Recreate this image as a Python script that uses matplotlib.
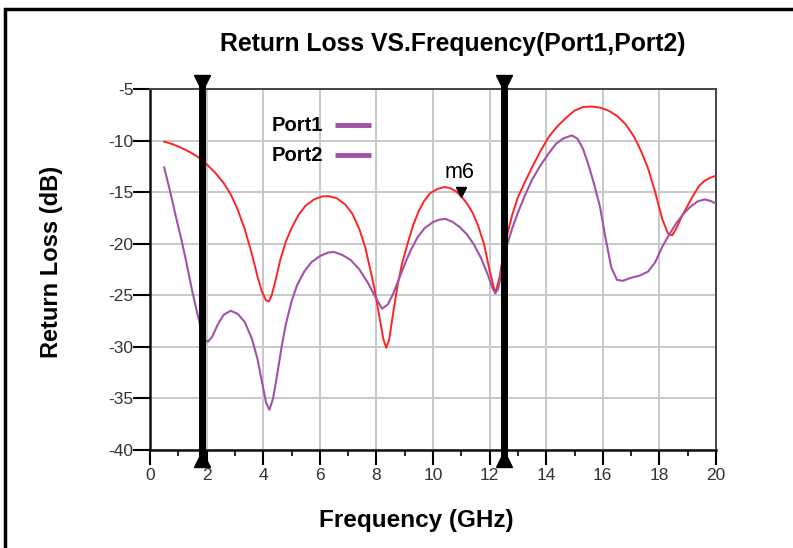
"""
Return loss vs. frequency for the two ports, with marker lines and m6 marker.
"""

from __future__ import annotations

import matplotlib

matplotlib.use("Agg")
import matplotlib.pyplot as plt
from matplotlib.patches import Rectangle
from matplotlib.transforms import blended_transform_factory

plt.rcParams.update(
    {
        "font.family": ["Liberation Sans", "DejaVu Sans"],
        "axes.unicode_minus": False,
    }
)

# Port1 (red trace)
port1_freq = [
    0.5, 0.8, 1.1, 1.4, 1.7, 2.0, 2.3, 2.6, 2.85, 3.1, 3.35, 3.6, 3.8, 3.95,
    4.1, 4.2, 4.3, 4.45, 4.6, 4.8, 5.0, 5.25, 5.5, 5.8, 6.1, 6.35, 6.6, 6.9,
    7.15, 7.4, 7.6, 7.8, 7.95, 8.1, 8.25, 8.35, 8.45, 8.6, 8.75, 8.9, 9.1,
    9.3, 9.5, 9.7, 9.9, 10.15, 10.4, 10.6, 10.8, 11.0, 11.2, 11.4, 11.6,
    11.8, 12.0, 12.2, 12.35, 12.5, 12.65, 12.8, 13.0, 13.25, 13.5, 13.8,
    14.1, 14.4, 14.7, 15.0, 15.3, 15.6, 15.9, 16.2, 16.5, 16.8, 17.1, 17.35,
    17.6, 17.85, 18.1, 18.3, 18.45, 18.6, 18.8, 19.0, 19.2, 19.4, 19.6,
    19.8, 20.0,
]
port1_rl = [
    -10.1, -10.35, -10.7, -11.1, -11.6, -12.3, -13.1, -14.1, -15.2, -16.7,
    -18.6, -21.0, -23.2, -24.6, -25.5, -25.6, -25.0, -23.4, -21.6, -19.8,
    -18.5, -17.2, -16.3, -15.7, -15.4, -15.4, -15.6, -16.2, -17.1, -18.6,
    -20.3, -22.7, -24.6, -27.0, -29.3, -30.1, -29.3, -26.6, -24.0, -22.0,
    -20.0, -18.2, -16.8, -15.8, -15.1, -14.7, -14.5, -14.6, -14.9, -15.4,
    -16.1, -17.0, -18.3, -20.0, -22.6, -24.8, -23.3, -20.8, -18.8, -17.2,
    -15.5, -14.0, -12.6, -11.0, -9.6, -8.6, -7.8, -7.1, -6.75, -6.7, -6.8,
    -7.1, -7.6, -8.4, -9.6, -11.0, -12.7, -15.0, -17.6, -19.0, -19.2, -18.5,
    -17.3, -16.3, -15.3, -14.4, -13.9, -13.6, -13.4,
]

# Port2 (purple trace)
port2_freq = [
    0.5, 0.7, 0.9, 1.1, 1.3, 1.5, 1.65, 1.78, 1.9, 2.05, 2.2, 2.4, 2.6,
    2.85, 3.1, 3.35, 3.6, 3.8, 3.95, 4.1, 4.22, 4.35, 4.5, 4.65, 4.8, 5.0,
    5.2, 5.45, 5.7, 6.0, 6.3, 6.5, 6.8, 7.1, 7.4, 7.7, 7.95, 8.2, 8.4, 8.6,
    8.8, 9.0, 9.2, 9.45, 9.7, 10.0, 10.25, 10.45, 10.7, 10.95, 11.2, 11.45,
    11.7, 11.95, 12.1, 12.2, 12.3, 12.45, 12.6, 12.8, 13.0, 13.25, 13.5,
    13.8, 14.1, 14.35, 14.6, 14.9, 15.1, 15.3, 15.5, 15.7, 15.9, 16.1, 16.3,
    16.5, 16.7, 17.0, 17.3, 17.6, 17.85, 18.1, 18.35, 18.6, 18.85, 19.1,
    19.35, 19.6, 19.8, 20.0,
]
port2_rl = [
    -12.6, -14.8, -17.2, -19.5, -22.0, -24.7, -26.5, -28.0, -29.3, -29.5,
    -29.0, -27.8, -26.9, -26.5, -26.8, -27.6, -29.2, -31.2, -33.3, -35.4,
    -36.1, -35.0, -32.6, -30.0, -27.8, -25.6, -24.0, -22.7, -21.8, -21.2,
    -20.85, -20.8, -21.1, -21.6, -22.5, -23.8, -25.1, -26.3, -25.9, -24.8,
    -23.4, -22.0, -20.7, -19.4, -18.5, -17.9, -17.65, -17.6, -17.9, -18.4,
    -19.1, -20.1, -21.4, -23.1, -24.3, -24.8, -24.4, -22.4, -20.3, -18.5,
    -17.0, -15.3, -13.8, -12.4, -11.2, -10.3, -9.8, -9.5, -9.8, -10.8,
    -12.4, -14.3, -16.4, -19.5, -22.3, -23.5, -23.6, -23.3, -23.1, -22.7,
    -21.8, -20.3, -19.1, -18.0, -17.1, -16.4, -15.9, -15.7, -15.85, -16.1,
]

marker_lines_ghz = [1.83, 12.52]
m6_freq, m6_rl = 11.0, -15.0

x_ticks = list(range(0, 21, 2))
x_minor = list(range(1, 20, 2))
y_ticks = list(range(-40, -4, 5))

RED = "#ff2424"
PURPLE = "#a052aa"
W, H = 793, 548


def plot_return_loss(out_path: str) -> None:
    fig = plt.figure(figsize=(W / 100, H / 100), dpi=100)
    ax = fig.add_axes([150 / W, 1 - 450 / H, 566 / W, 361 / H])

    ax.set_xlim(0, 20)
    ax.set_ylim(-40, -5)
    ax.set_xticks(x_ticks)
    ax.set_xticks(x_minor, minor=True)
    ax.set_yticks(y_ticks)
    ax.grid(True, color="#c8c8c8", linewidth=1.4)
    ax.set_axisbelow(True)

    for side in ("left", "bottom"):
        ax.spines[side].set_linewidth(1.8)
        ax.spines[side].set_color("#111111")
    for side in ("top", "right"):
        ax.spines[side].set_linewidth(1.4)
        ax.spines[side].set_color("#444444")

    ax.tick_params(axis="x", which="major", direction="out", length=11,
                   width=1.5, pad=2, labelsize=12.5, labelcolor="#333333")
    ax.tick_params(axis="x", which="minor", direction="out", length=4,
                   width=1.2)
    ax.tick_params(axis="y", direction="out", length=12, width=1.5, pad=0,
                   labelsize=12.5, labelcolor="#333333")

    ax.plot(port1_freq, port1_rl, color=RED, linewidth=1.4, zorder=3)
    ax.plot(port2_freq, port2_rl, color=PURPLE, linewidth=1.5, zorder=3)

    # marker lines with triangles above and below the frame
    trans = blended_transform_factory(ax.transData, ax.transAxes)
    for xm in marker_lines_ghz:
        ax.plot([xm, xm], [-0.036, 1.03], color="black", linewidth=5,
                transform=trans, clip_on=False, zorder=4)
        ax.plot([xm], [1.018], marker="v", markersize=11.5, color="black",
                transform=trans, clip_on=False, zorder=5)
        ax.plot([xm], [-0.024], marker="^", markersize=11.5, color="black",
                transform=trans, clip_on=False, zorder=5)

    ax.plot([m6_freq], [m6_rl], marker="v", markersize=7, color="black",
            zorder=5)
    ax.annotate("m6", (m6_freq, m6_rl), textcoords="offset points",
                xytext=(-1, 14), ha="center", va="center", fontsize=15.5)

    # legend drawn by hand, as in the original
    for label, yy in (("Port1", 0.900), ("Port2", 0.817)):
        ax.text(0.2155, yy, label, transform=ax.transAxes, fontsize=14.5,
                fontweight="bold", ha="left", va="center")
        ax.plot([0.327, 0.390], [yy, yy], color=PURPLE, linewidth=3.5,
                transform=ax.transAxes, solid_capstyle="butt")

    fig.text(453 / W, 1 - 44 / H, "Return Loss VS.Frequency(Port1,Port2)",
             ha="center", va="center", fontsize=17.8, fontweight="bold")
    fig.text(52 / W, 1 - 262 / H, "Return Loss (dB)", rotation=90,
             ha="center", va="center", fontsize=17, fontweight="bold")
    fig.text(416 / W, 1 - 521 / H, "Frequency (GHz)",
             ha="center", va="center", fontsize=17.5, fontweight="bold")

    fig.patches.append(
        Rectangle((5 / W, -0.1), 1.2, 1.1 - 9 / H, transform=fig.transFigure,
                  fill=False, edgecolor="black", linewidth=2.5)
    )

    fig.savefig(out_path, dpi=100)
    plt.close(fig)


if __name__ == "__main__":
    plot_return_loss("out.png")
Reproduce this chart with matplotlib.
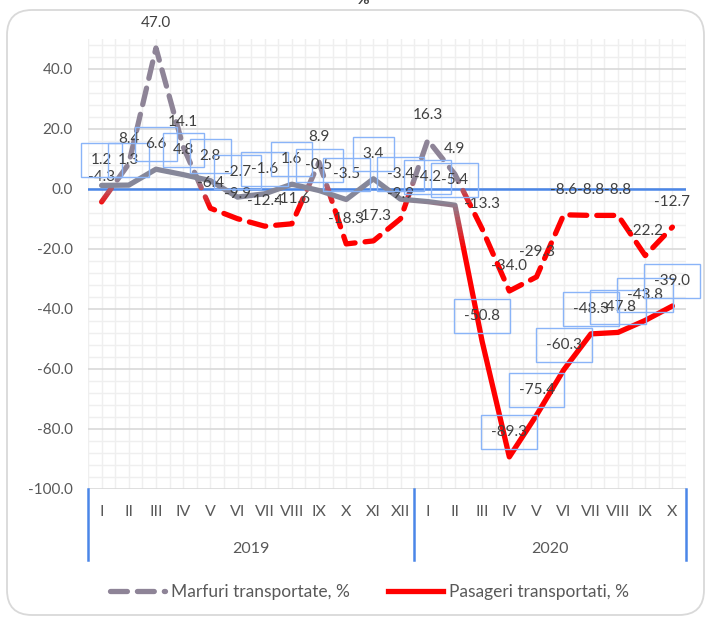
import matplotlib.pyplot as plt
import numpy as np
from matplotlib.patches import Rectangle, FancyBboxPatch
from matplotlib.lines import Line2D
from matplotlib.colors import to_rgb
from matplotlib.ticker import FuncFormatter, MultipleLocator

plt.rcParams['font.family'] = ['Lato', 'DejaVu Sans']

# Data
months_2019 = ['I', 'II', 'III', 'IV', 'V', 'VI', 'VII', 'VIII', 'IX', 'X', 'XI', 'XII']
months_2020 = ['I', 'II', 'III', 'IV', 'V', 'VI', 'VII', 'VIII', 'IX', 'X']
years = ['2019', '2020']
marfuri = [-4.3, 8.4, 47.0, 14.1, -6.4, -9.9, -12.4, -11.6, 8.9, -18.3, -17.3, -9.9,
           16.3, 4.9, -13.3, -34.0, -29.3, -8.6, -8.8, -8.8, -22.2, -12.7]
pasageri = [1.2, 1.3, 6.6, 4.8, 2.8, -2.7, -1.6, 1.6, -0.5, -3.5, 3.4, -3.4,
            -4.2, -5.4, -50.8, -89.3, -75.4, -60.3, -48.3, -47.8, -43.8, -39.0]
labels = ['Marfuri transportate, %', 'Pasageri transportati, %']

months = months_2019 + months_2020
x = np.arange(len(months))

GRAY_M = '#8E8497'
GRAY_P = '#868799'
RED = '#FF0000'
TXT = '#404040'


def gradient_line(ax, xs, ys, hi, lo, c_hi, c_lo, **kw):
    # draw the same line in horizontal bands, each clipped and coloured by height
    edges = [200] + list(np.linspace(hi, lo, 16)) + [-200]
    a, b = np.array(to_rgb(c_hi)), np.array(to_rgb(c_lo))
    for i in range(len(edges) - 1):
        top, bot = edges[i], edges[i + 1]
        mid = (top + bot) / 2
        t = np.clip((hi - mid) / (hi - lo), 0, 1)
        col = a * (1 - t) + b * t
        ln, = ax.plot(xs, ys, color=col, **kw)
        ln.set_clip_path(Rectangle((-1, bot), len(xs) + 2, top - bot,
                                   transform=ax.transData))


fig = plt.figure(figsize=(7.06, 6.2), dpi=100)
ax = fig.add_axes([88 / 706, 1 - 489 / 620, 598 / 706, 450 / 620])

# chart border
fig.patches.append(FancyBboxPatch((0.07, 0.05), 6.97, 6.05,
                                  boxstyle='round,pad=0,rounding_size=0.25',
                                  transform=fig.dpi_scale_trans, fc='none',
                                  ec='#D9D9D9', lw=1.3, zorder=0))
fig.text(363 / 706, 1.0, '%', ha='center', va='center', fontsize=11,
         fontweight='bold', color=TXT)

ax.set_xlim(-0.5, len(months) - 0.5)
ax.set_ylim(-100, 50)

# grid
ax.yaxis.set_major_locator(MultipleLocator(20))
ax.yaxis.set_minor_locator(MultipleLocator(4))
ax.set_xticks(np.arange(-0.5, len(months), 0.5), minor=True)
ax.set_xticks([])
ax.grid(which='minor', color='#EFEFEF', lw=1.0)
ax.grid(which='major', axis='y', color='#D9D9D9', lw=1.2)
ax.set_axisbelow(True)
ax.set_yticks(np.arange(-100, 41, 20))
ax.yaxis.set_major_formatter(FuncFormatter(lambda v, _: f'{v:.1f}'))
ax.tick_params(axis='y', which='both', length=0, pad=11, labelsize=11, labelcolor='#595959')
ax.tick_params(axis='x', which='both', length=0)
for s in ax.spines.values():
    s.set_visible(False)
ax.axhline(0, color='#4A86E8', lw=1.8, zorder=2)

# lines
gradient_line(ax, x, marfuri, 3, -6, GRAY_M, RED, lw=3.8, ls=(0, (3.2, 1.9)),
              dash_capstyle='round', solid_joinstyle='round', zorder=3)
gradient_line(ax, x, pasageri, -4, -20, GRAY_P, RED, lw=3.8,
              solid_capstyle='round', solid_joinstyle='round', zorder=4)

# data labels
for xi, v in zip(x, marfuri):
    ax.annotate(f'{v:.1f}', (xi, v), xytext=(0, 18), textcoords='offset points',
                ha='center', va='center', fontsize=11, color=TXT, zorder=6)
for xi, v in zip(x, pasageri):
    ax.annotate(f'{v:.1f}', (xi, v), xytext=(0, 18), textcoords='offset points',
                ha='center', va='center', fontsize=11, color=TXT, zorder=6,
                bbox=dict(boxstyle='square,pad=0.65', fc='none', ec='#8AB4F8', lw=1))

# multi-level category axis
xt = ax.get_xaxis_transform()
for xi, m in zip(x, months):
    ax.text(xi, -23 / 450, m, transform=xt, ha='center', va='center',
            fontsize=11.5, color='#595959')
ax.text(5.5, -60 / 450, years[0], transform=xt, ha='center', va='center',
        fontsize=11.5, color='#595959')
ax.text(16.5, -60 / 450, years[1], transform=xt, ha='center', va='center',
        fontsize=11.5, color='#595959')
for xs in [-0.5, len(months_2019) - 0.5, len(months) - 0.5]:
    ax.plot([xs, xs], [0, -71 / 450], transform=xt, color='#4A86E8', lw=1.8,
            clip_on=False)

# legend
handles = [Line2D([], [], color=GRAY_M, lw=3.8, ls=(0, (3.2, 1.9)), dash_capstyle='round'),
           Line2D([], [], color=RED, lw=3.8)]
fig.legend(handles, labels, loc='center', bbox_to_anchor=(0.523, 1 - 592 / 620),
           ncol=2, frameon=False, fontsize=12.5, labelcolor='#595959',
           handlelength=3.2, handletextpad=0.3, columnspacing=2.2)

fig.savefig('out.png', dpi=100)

______________________________

● Task to carry out
Give again, please, precisely the lines that begin the records and run through the line with "from matplotlib.transforms import" in it, keeping both end lines and dropping any pictures.

● The response
Recreate this image as a Python script that uses matplotlib.
"""
Return loss vs. frequency for the two ports, with marker lines and m6 marker.
"""

from __future__ import annotations

import matplotlib

matplotlib.use("Agg")
import matplotlib.pyplot as plt
from matplotlib.patches import Rectangle
from matplotlib.transforms import blended_transform_factory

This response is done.